Rod Liddle’s documentary last Monday, The New Fundamentalists, was about how Christian creationists were taking over “foundation schools” to promote their primitive world view to children in the UK.

The UK Life League, an anti-abortion campaign group, took such exception to this “grotesque attack on some of Christian morality” that they sent an email circular out to supporters attacking Liddle. They included his home address.

Nice folk, these fundamentalist Christians.

(from The Observer)

UPDATE: Bartholomew has lots on the UKLL’s far-right links.

BBC’s new remit: promote “citizenship and civil society”

The BBC’s new Royal Charter, to be published on Tuesday, contains an extraordinary new clause which will force the channel to “promote British citizenship and a sense of community”, according to the Sunday Times.

Writers and satirists have reacted with dismay, but John Beyer of Mediawatch-UK is delighted to be presented with this new stick with which to beat the public service broadcaster:

This means much more than the BBC thinks.

It’s not just things like impartial news. It is about reflecting good behaviour on the BBC and using good language. The BBC has a moral role. As a lobby group we will now use this phrase as a way to make the BBC act responsibly.

al Ghurabaa’ get the Viz treatment

Stephen Green of Christian Voice is not the only religious maniac to feature in Viz, the UK’s top satirical comic.

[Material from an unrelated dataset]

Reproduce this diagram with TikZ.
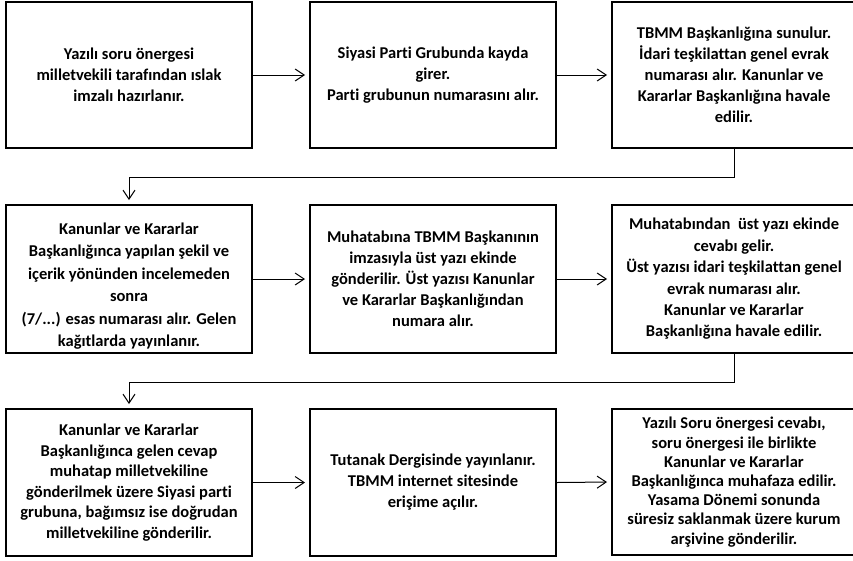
\documentclass[tikz,border=0pt]{standalone}
\usepackage{fontspec}
\setmainfont{Carlito}[Ligatures=CommonOff]
\usetikzlibrary{arrows.meta}
\begin{document}
\begin{tikzpicture}[x=1pt,y=-1pt,
  stepbox/.style={draw=black,line width=2pt,fill=white,align=center,inner sep=0pt,
    font=\fontsize{16.5}{21}\selectfont\bfseries},
  conn/.style={line width=1pt,-{Straight Barb[length=9pt,width=12pt,line width=1pt]},shorten >=4pt}]
\useasboundingbox (0,0) rectangle (853,560);
\clip (0,0) rectangle (853,560);
\node[stepbox,minimum width=246pt,minimum height=146pt] (n1) at (129,75)
  {Yazılı soru önergesi\\milletvekili tarafından ıslak\\imzalı hazırlanır.};
\node[stepbox,minimum width=246pt,minimum height=146pt] (n2) at (433,75)
  {Siyasi Parti Grubunda kayda\\girer.\\Parti grubunun numarasını alır.};
\node[stepbox,minimum width=244pt,minimum height=146pt] (n3) at (734,75)
  {TBMM Başkanlığına sunulur.\\İdari teşkilattan genel evrak\\numarası alır. Kanunlar ve\\Kararlar Başkanlığına havale\\edilir.};
\node[stepbox,minimum width=246pt,minimum height=148pt,
  font=\fontsize{16.5}{22.5}\selectfont\bfseries] (n4) at (129,279)
  {\rule{0pt}{26pt}Kanunlar ve Kararlar\\Başkanlığınca yapılan şekil ve\\içerik yönünden incelemeden\\sonra\\(7/...) esas numarası alır. Gelen\\kağıtlarda yayınlanır.};
\node[stepbox,minimum width=246pt,minimum height=148pt] (n5) at (433,279)
  {Muhatabına TBMM Başkanının\\imzasıyla üst yazı ekinde\\gönderilir. Üst yazısı Kanunlar\\ve Kararlar Başkanlığından\\numara alır.};
\node[stepbox,minimum width=244pt,minimum height=148pt,
  font=\fontsize{16.5}{21.4}\selectfont\bfseries] (n6) at (734,279)
  {Muhatabından~ üst yazı ekinde\\cevabı gelir.\\Üst yazısı idari teşkilattan genel\\evrak numarası alır.\\Kanunlar ve Kararlar\\Başkanlığına havale edilir.};
\node[stepbox,minimum width=246pt,minimum height=147pt,
  font=\fontsize{16.5}{20.6}\selectfont\bfseries] (n7) at (129,482.5)
  {Kanunlar ve Kararlar\\Başkanlığınca gelen cevap\\muhatap milletvekiline\\gönderilmek üzere Siyasi parti\\grubuna, bağımsız ise doğrudan\\milletvekiline gönderilir.};
\node[stepbox,minimum width=246pt,minimum height=147pt] (n8) at (433,482.5)
  {Tutanak Dergisinde yayınlanır.\\TBMM internet sitesinde\\erişime açılır.};
\node[stepbox,minimum width=244pt,minimum height=146pt,
  font=\fontsize{16.5}{19.2}\selectfont\bfseries] (n9) at (734,482)
  {Yazılı Soru önergesi cevabı,\\soru önergesi ile birlikte\\Kanunlar ve Kararlar\\Başkanlığınca muhafaza edilir.\\Yasama Dönemi sonunda\\süresiz saklanmak üzere kurum\\arşivine gönderilir.};
\draw[conn] (n1.east) -- (n2.west);
\draw[conn] (n2.east) -- (n3.west);
\draw[conn] (n4.east) -- (n5.west);
\draw[conn] (n5.east) -- (n6.west);
\draw[conn] (n7.east) -- (n8.west);
\draw[conn] (n8.east) -- (n9.west);
\draw[conn] (n3.south) -- ++(0,28) -| (n4.north);
\draw[conn] (n6.south) -- ++(0,28) -| (n7.north);
\end{tikzpicture}
\end{document}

In this month’s issue Suicidal Syd (“He’s always trying to pop his cork”) is trying to top himself because he didn’t receive any Valentines cards. One of his attempts sees him drawing “an inflammatory picture of Muhammad” and taking it to show the local Mo-toon protestors. These chaps just happen to bear a close resemblance to the al Ghurabaa mob who demonstrated outside the Danish embassy in February:
al grrr-abaa


So it’s “al Grrr-abaa” from now on, then.